Restate all the material verbatim, except for the pictures.

* start *

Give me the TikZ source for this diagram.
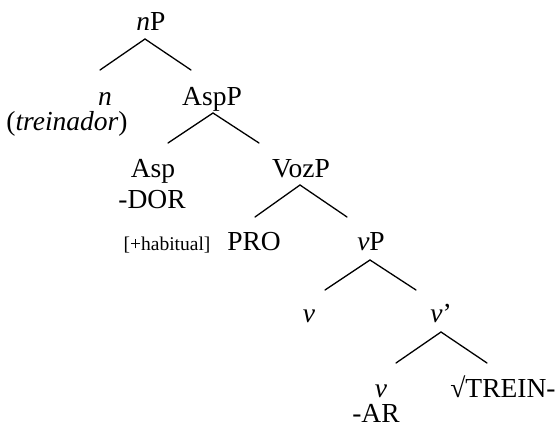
\documentclass[tikz,border=0pt]{standalone}
\usepackage{fontspec}
\setmainfont{Liberation Serif}[ItalicFont={Liberation Serif Italic}]
\tikzset{
  lab/.style={anchor=base, inner sep=0pt, font=\fontsize{27.5}{30}\selectfont},
  smalllab/.style={anchor=base, inner sep=0pt, font=\fontsize{19.5}{22}\selectfont},
  branch/.style={line width=1.3pt, line cap=round}
}
\begin{document}
\begin{tikzpicture}[x=1pt, y=-1pt]
\useasboundingbox (0,0) rectangle (557,428);
% labels
\node[lab] (nP) at (151,31) {\textit{n}P};
\node[lab] (n) at (105,105) {\textit{n}};
\node[lab] (trein) at (67,130) {(\textit{treinador})};
\node[lab] (AspP) at (212,105) {AspP};
\node[lab] (Asp) at (153,177) {Asp};
\node[lab] (dor) at (152,208) {-DOR};
\node[smalllab] (hab) at (167,250) {[+habitual]};
\node[lab] (VozP) at (301,177) {VozP};
\node[lab] (PRO) at (254,250) {PRO};
\node[lab] (vP) at (371,250) {\textit{v}P};
\node[lab] (v1) at (309,322) {\textit{v}};
\node[lab] (vbar) at (441,322) {\textit{v}’};
\node[lab] (v2) at (381,397) {\textit{v}};
\node[lab, text depth=0pt] (ar) at (376,422) {-AR};
\node[lab] (root) at (503,397) {√TREIN-};
% branch points
\coordinate (a1) at (145,39);  \coordinate (l1) at (100,70);  \coordinate (r1) at (191,70);
\coordinate (a2) at (213,113); \coordinate (l2) at (168,143); \coordinate (r2) at (259,143);
\coordinate (a3) at (300,185); \coordinate (l3) at (255,217); \coordinate (r3) at (347,217);
\coordinate (a4) at (370,260); \coordinate (l4) at (325,290); \coordinate (r4) at (416,290);
\coordinate (a5) at (441,332); \coordinate (l5) at (396,363); \coordinate (r5) at (487,363);
\draw[branch] (l1) -- (a1) -- (r1);
\draw[branch] (l2) -- (a2) -- (r2);
\draw[branch] (l3) -- (a3) -- (r3);
\draw[branch] (l4) -- (a4) -- (r4);
\draw[branch] (l5) -- (a5) -- (r5);
\end{tikzpicture}
\end{document}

* end *

- **ANSWER TO THIS TASK**:
Give me the TikZ source for this diagram.
\documentclass[tikz,border=0pt]{standalone}
\usepackage{fontspec}
\setmainfont{Liberation Serif}[ItalicFont={Liberation Serif Italic}]
\tikzset{
  lab/.style={anchor=base, inner sep=0pt, font=\fontsize{27.5}{30}\selectfont},
  smalllab/.style={anchor=base, inner sep=0pt, font=\fontsize{19.5}{22}\selectfont},
  branch/.style={line width=1.3pt, line cap=round}
}
\begin{document}
\begin{tikzpicture}[x=1pt, y=-1pt]
\useasboundingbox (0,0) rectangle (557,428);
% labels
\node[lab] (nP) at (151,31) {\textit{n}P};
\node[lab] (n) at (105,105) {\textit{n}};
\node[lab] (trein) at (67,130) {(\textit{treinador})};
\node[lab] (AspP) at (212,105) {AspP};
\node[lab] (Asp) at (153,177) {Asp};
\node[lab] (dor) at (152,208) {-DOR};
\node[smalllab] (hab) at (167,250) {[+habitual]};
\node[lab] (VozP) at (301,177) {VozP};
\node[lab] (PRO) at (254,250) {PRO};
\node[lab] (vP) at (371,250) {\textit{v}P};
\node[lab] (v1) at (309,322) {\textit{v}};
\node[lab] (vbar) at (441,322) {\textit{v}’};
\node[lab] (v2) at (381,397) {\textit{v}};
\node[lab, text depth=0pt] (ar) at (376,422) {-AR};
\node[lab] (root) at (503,397) {√TREIN-};
% branch points
\coordinate (a1) at (145,39);  \coordinate (l1) at (100,70);  \coordinate (r1) at (191,70);
\coordinate (a2) at (213,113); \coordinate (l2) at (168,143); \coordinate (r2) at (259,143);
\coordinate (a3) at (300,185); \coordinate (l3) at (255,217); \coordinate (r3) at (347,217);
\coordinate (a4) at (370,260); \coordinate (l4) at (325,290); \coordinate (r4) at (416,290);
\coordinate (a5) at (441,332); \coordinate (l5) at (396,363); \coordinate (r5) at (487,363);
\draw[branch] (l1) -- (a1) -- (r1);
\draw[branch] (l2) -- (a2) -- (r2);
\draw[branch] (l3) -- (a3) -- (r3);
\draw[branch] (l4) -- (a4) -- (r4);
\draw[branch] (l5) -- (a5) -- (r5);
\end{tikzpicture}
\end{document}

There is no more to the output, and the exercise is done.